■ GOAL OF THE EXERCISE:
Below are entries; repeat exactly, and nothing else, the lines from the one holding "Convert this chart to matplotlib code." through the one holding "color='black', ha='center', va='center')", inclusive. Leave the pictures out.

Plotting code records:
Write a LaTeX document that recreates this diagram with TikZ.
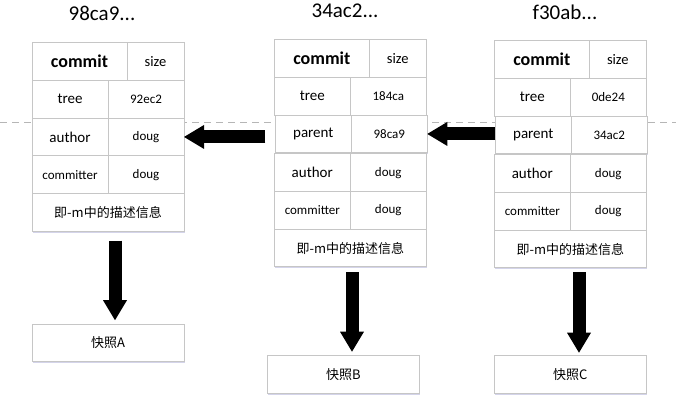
\documentclass[tikz,border=0pt]{standalone}
\usepackage{fontspec}
\setmainfont{Carlito}
\newfontfamily\cjk{Noto Sans CJK SC}
\usepackage{xcolor}
\usepackage{tikz}
\usetikzlibrary{positioning, shadows}
\usetikzlibrary{arrows.meta}
\tikzset{>={Triangle[width=24pt,length=20pt,line width=0pt]}}
\definecolor{cellgray}{RGB}{198,198,198}
\definecolor{dashgray}{RGB}{182,182,182}

\begin{document}
\begin{tikzpicture}[x=1pt, y=1pt, cell/.style={draw=cellgray, fill=white, line width=1pt, inner sep=0pt, outer sep=0pt, minimum width=76pt, minimum height=37.7pt, font=\fontsize{13}{15}\selectfont, drop shadow={shadow xshift=1pt, shadow yshift=-1.5pt, fill=blue!35!gray, opacity=0.25}}, keycell/.style={cell, font=\fontsize{15}{18}\selectfont}, headcell/.style={cell, minimum width=95pt, font=\fontsize{18}{21}\selectfont\bfseries}, sizecell/.style={cell, minimum width=57pt, font=\fontsize{14.5}{17}\selectfont}, desccell/.style={cell, minimum width=152pt, font=\cjk\fontsize{13}{15}\selectfont}, title/.style={font=\fontsize{21}{25}\selectfont}, guide/.style={draw=dashgray, line width=1pt, dash pattern=on 7pt off 5pt}, bigarrow/.style={->, line width=13pt}]
    \useasboundingbox (0,0) rectangle (676,-414);

    %Guide line
    \coordinate (guideL) at (0,-122.5);
    \coordinate (guideR) at (676,-122.5);
    \draw[guide] (guideL) -- (guideR);

    %Nodes
    \node[title](h1) at (102,-13.5){98ca9...};
    \node[headcell, anchor=north west](c1commit) at (32,-42.7){commit};
    \node[sizecell](c1size)[right=0pt of c1commit]{size};
    \node[keycell](c1tree)[below right=0pt and 0pt of c1commit.south west]{tree};
    \node[cell](c1treev)[right=0pt of c1tree]{92ec2};
    \node[keycell](c1author)[below=0pt of c1tree]{author};
    \node[cell](c1authorv)[right=0pt of c1author]{doug};
    \node[cell](c1committer)[below=0pt of c1author]{committer};
    \node[cell](c1committerv)[right=0pt of c1committer]{doug};
    \node[desccell](c1desc)[below right=0pt and 0pt of c1committer.south west]{即-m中的描述信息};
    \node[desccell](snapA)[below=93pt of c1desc]{快照A};

    \node[title](h2) at (345,-11){34ac2...};
    \node[headcell, anchor=north west](c2commit) at (274.3,-39.7){commit};
    \node[sizecell](c2size)[right=0pt of c2commit]{size};
    \node[keycell](c2tree)[below right=0pt and 0pt of c2commit.south west]{tree};
    \node[cell](c2treev)[right=0pt of c2tree]{184ca};
    \node[keycell](c2parent)[below right=0pt and 1pt of c2tree.south west]{parent};
    \node[cell](c2parentv)[right=0pt of c2parent]{98ca9};
    \node[keycell](c2author)[below right=1pt and -1pt of c2parent.south west]{author};
    \node[cell](c2authorv)[right=0pt of c2author]{doug};
    \node[cell](c2committer)[below=0pt of c2author]{committer};
    \node[cell](c2committerv)[right=0pt of c2committer]{doug};
    \node[desccell](c2desc)[below right=0pt and 0pt of c2committer.south west]{即-m中的描述信息};
    \node[desccell](snapB)[below=88.8pt of c2desc, xshift=-7pt]{快照B};

    \node[title](h3) at (565,-12.5){f30ab...};
    \node[headcell, anchor=north west](c3commit) at (494.3,-40.7){commit};
    \node[sizecell](c3size)[right=0pt of c3commit]{size};
    \node[keycell](c3tree)[below right=0pt and 0pt of c3commit.south west]{tree};
    \node[cell](c3treev)[right=0pt of c3tree]{0de24};
    \node[keycell](c3parent)[below right=0pt and 1pt of c3tree.south west]{parent};
    \node[cell](c3parentv)[right=0pt of c3parent]{34ac2};
    \node[keycell](c3author)[below right=1pt and -1pt of c3parent.south west]{author};
    \node[cell](c3authorv)[right=0pt of c3author]{doug};
    \node[cell](c3committer)[below=0pt of c3author]{committer};
    \node[cell](c3committerv)[right=0pt of c3committer]{doug};
    \node[desccell](c3desc)[below right=0pt and 0pt of c3committer.south west]{即-m中的描述信息};
    \node[desccell](snapC)[below=87.8pt of c3desc]{快照C};

    %Lines
    \draw[bigarrow] ([xshift=-10pt]c2parent.west |- c1authorv.east) -- (c1authorv.east);
    \draw[bigarrow] (c3parent.west |- c2parentv.east) -- (c2parentv.east);
    \draw[bigarrow] ([xshift=7pt, yshift=-9.5pt]c1desc.south) -- ([xshift=7pt, yshift=4pt]snapA.north);
    \draw[bigarrow] ([xshift=1.7pt, yshift=-5.4pt]c2desc.south) -- ([xshift=8.7pt, yshift=4pt]snapB.north);
    \draw[bigarrow] ([xshift=8.7pt, yshift=-4.4pt]c3desc.south) -- ([xshift=8.7pt, yshift=3pt]snapC.north);

\end{tikzpicture}
\end{document}
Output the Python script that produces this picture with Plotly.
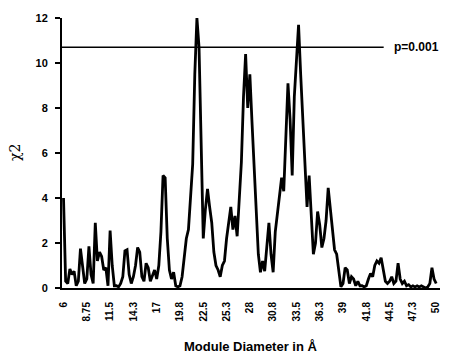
import plotly.graph_objects as go

# Module diameter (Å), 0.25 Å steps from 6 to 50
diameter = [6 + 0.25 * i for i in range(177)]
chi2 = [
    4.0, 0.3, 0.2, 0.85, 0.6, 0.75, 0.1, 0.3, 1.75, 1.0, 0.2, 0.4,      # 6.00 - 8.75
    1.85, 0.6, 0.2, 2.9, 1.2, 1.6, 1.4, 0.8, 0.9, 0.1, 2.55, 1.0,       # 9.00 - 11.75
    0.1, 0.1, 0.05, 0.2, 0.5, 1.65, 1.7, 0.6, 0.2, 0.5, 1.0, 1.8,       # 12.00 - 14.75
    1.6, 0.5, 0.3, 1.1, 0.9, 0.3, 0.6, 0.8, 0.4, 1.0, 2.5, 5.0,         # 15.00 - 17.75
    4.9, 2.2, 0.8, 0.4, 0.7, 0.1, 0.05, 0.1, 0.5, 1.3, 2.2, 2.6,        # 18.00 - 20.75
    4.3, 5.5, 9.5, 12.0, 10.7, 6.0, 2.2, 3.5, 4.4, 3.6, 2.9, 1.6,       # 21.00 - 23.75
    1.0, 0.8, 0.5, 1.0, 1.2, 2.2, 3.0, 3.6, 2.6, 3.2, 2.3, 4.3,         # 24.00 - 26.75
    5.6, 8.5, 10.4, 8.0, 9.5, 7.4, 5.5, 3.0, 1.5, 0.7, 1.2, 0.75,       # 27.00 - 29.75
    2.0, 2.9, 1.5, 0.7, 2.5, 3.4, 4.0, 4.9, 4.3, 7.0, 9.1, 7.5,         # 30.00 - 32.75
    5.0, 8.5, 10.0, 11.7, 9.5, 7.5, 5.4, 3.6, 5.0, 3.0, 1.5, 2.0,       # 33.00 - 35.75
    3.4, 2.8, 1.8, 2.2, 3.0, 4.45, 3.5, 2.6, 1.7, 1.5, 0.7, 0.05,       # 36.00 - 38.75
    0.2, 0.9, 0.8, 0.2, 0.5, 0.4, 0.1, 0.3, 0.1, 0.1, 0.05, 0.1,        # 39.00 - 41.75
    0.4, 0.65, 0.5, 1.0, 1.2, 1.1, 1.35, 0.8, 0.3, 0.2, 0.3, 0.5,       # 42.00 - 44.75
    0.2, 0.3, 1.1, 0.4, 0.2, 0.3, 0.1, 0.15, 0.05, 0.1, 0.05, 0.1,      # 45.00 - 47.75
    0.05, 0.1, 0.05, 0.0, 0.05, 0.2, 0.9, 0.4, 0.2,                     # 48.00 - 50.00
]

x_tick_vals = [6, 8.75, 11.5, 14.25, 17, 19.75, 22.5, 25.25, 28, 30.75,
               33.5, 36.25, 39, 41.75, 44.5, 47.25, 50]
x_tick_text = ["6", "8.75", "11.5", "14.3", "17", "19.8", "22.5", "25.3", "28",
               "30.8", "33.5", "36.3", "39", "41.8", "44.5", "47.3", "50"]
y_tick_vals = [0, 2, 4, 6, 8, 10, 12]
y_tick_text = ["0", "2", "4", "6", "8", "10", "12"]

threshold = 10.7
threshold_end = 43.8
threshold_label = "p=0.001"

font_family = "Liberation Sans, Arial, sans-serif"

fig = go.Figure()
fig.add_trace(go.Scatter(
    x=diameter, y=chi2, mode="lines",
    line=dict(color="black", width=2.8),
    showlegend=False, hoverinfo="skip",
))

fig.add_shape(type="line", xref="x", yref="y",
              x0=diameter[0] - 0.2, x1=threshold_end, y0=threshold, y1=threshold,
              line=dict(color="black", width=1.6))
fig.add_annotation(x=threshold_end, y=threshold, xref="x", yref="y",
                   text="<b>" + threshold_label + "</b>", showarrow=False,
                   xanchor="left", yanchor="middle", xshift=8,
                   font=dict(family=font_family, size=12, color="black"))

fig.add_annotation(xref="paper", yref="paper", x=0.5, y=0, yanchor="middle",
                   yshift=-58, text="<b>Module Diameter in Å</b>", showarrow=False,
                   font=dict(family=font_family, size=13, color="black"))
fig.add_annotation(xref="paper", yref="paper", x=0, y=0.5, xanchor="center",
                   xshift=-47, textangle=-90, text="χ2", showarrow=False,
                   font=dict(family="DejaVu Serif, serif", size=14, color="black"))

fig.update_layout(
    width=453, height=356,
    margin=dict(l=62, r=13, t=16, b=68),
    paper_bgcolor="white", plot_bgcolor="white",
    font=dict(family=font_family, color="black"),
)
fig.update_xaxes(
    range=[5.82, 50.45], showgrid=False, zeroline=False,
    showline=True, linecolor="black", linewidth=2,
    tickmode="array", tickvals=x_tick_vals, ticktext=["<b>%s</b>" % t for t in x_tick_text],
    tickangle=-90, ticks="", tickfont=dict(family=font_family, size=10, color="black"),
    ticklabelstandoff=8,
)
fig.update_yaxes(
    range=[0, 12], showgrid=False, zeroline=False,
    showline=True, linecolor="black", linewidth=2,
    tickmode="array", tickvals=y_tick_vals, ticktext=["<b>%s</b>" % t for t in y_tick_text],
    ticks="outside", ticklen=5, tickwidth=2, tickcolor="black",
    tickfont=dict(family=font_family, size=11, color="black"),
    ticklabelstandoff=5,
)

fig.write_html("out.html")
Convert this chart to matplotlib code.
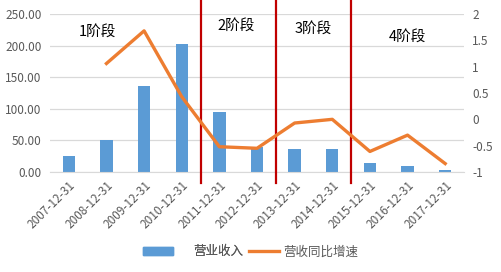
import numpy as np
import matplotlib.pyplot as plt
from matplotlib.patches import Patch
from matplotlib.lines import Line2D

plt.rcParams['font.family'] = ['Noto Sans CJK SC', 'DejaVu Sans']

# data
years = ['2007-12-31', '2008-12-31', '2009-12-31', '2010-12-31', '2011-12-31', '2012-12-31',
         '2013-12-31', '2014-12-31', '2015-12-31', '2016-12-31', '2017-12-31']
revenue = [26, 51, 136, 203, 95, 39, 36.5, 36.5, 14.5, 10, 3]
growth = [np.nan, 1.06, 1.68, 0.43, -0.52, -0.55, -0.07, 0.0, -0.61, -0.30, -0.84]
stage_splits = [3.5, 5.5, 7.5]
stage_labels = ['1阶段', '2阶段', '3阶段', '4阶段']
stage_label_x = [0.75, 4.45, 6.5, 9.0]
stage_label_y = [222, 232, 226, 214]

bar_col = '#5B9BD5'
line_col = '#ED7D31'
grey = '#595959'

fig = plt.figure(figsize=(5.01, 2.72), dpi=100)
W, H = 501, 272
ax = fig.add_axes([50 / W, 1 - 172 / H, 414 / W, 158 / H])
ax2 = ax.twinx()

x = np.arange(len(years))
ax.bar(x, revenue, width=0.33, color=bar_col, zorder=2)
ax2.plot(x, growth, color=line_col, lw=2.4, zorder=3)

ax.set_xlim(-0.5, len(years) - 0.5)
ax.set_ylim(0, 250)
ax.set_yticks(np.arange(0, 251, 50))
ax.set_yticklabels(['%.2f' % v for v in np.arange(0, 251, 50)])
ax2.set_ylim(-1, 2)
ax2.set_yticks(np.arange(-1, 2.01, 0.5))
ax2.set_yticklabels(['-1', '-0.5', '0', '0.5', '1', '1.5', '2'])

ax.grid(axis='y', color='#D9D9D9', lw=0.9, zorder=0)
ax.set_axisbelow(True)
for a in (ax, ax2):
    for s in a.spines.values():
        s.set_visible(False)
ax.spines['bottom'].set_visible(True)
ax.spines['bottom'].set_color('#D9D9D9')

ax.set_xticks(x)
ax.set_xticklabels(years, rotation=45, ha='right', rotation_mode='anchor')
ax.tick_params(axis='x', length=0, labelsize=8.5, labelcolor=grey, pad=5)
ax.tick_params(axis='y', length=0, labelsize=8.5, labelcolor=grey, pad=6)
ax2.tick_params(axis='y', length=0, labelsize=8.5, labelcolor=grey, pad=6)

# stage dividers
for sx in stage_splits:
    ax.plot([sx, sx], [-0.07, 1.09], color='#C00000', lw=1.6,
            transform=ax.get_xaxis_transform(), clip_on=False, zorder=5)
for lab, lx, ly in zip(stage_labels, stage_label_x, stage_label_y):
    ax.text(lx, ly, lab, fontsize=10.5, color='black', ha='center', va='center')

leg1 = fig.legend([Patch(color=bar_col)], ['营业收入'], loc='center left',
                  bbox_to_anchor=(132 / W, 1 - 252 / H), frameon=False, fontsize=9,
                  handlelength=2.4, handleheight=0.6, handletextpad=1.6, labelcolor=grey)
fig.add_artist(leg1)
fig.legend([Line2D([0], [0], color=line_col, lw=2.4)], ['营收同比增速'], loc='center left',
           bbox_to_anchor=(238 / W, 1 - 252 / H), frameon=False, fontsize=9,
           handlelength=2.4, handletextpad=0.3, labelcolor=grey)

fig.savefig('out.png', dpi=100)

■ REPLY:
Convert this chart to matplotlib code.
import numpy as np
import matplotlib.pyplot as plt
from matplotlib.patches import Patch
from matplotlib.lines import Line2D

plt.rcParams['font.family'] = ['Noto Sans CJK SC', 'DejaVu Sans']

# data
years = ['2007-12-31', '2008-12-31', '2009-12-31', '2010-12-31', '2011-12-31', '2012-12-31',
         '2013-12-31', '2014-12-31', '2015-12-31', '2016-12-31', '2017-12-31']
revenue = [26, 51, 136, 203, 95, 39, 36.5, 36.5, 14.5, 10, 3]
growth = [np.nan, 1.06, 1.68, 0.43, -0.52, -0.55, -0.07, 0.0, -0.61, -0.30, -0.84]
stage_splits = [3.5, 5.5, 7.5]
stage_labels = ['1阶段', '2阶段', '3阶段', '4阶段']
stage_label_x = [0.75, 4.45, 6.5, 9.0]
stage_label_y = [222, 232, 226, 214]

bar_col = '#5B9BD5'
line_col = '#ED7D31'
grey = '#595959'

fig = plt.figure(figsize=(5.01, 2.72), dpi=100)
W, H = 501, 272
ax = fig.add_axes([50 / W, 1 - 172 / H, 414 / W, 158 / H])
ax2 = ax.twinx()

x = np.arange(len(years))
ax.bar(x, revenue, width=0.33, color=bar_col, zorder=2)
ax2.plot(x, growth, color=line_col, lw=2.4, zorder=3)

ax.set_xlim(-0.5, len(years) - 0.5)
ax.set_ylim(0, 250)
ax.set_yticks(np.arange(0, 251, 50))
ax.set_yticklabels(['%.2f' % v for v in np.arange(0, 251, 50)])
ax2.set_ylim(-1, 2)
ax2.set_yticks(np.arange(-1, 2.01, 0.5))
ax2.set_yticklabels(['-1', '-0.5', '0', '0.5', '1', '1.5', '2'])

ax.grid(axis='y', color='#D9D9D9', lw=0.9, zorder=0)
ax.set_axisbelow(True)
for a in (ax, ax2):
    for s in a.spines.values():
        s.set_visible(False)
ax.spines['bottom'].set_visible(True)
ax.spines['bottom'].set_color('#D9D9D9')

ax.set_xticks(x)
ax.set_xticklabels(years, rotation=45, ha='right', rotation_mode='anchor')
ax.tick_params(axis='x', length=0, labelsize=8.5, labelcolor=grey, pad=5)
ax.tick_params(axis='y', length=0, labelsize=8.5, labelcolor=grey, pad=6)
ax2.tick_params(axis='y', length=0, labelsize=8.5, labelcolor=grey, pad=6)

# stage dividers
for sx in stage_splits:
    ax.plot([sx, sx], [-0.07, 1.09], color='#C00000', lw=1.6,
            transform=ax.get_xaxis_transform(), clip_on=False, zorder=5)
for lab, lx, ly in zip(stage_labels, stage_label_x, stage_label_y):
    ax.text(lx, ly, lab, fontsize=10.5, color='black', ha='center', va='center')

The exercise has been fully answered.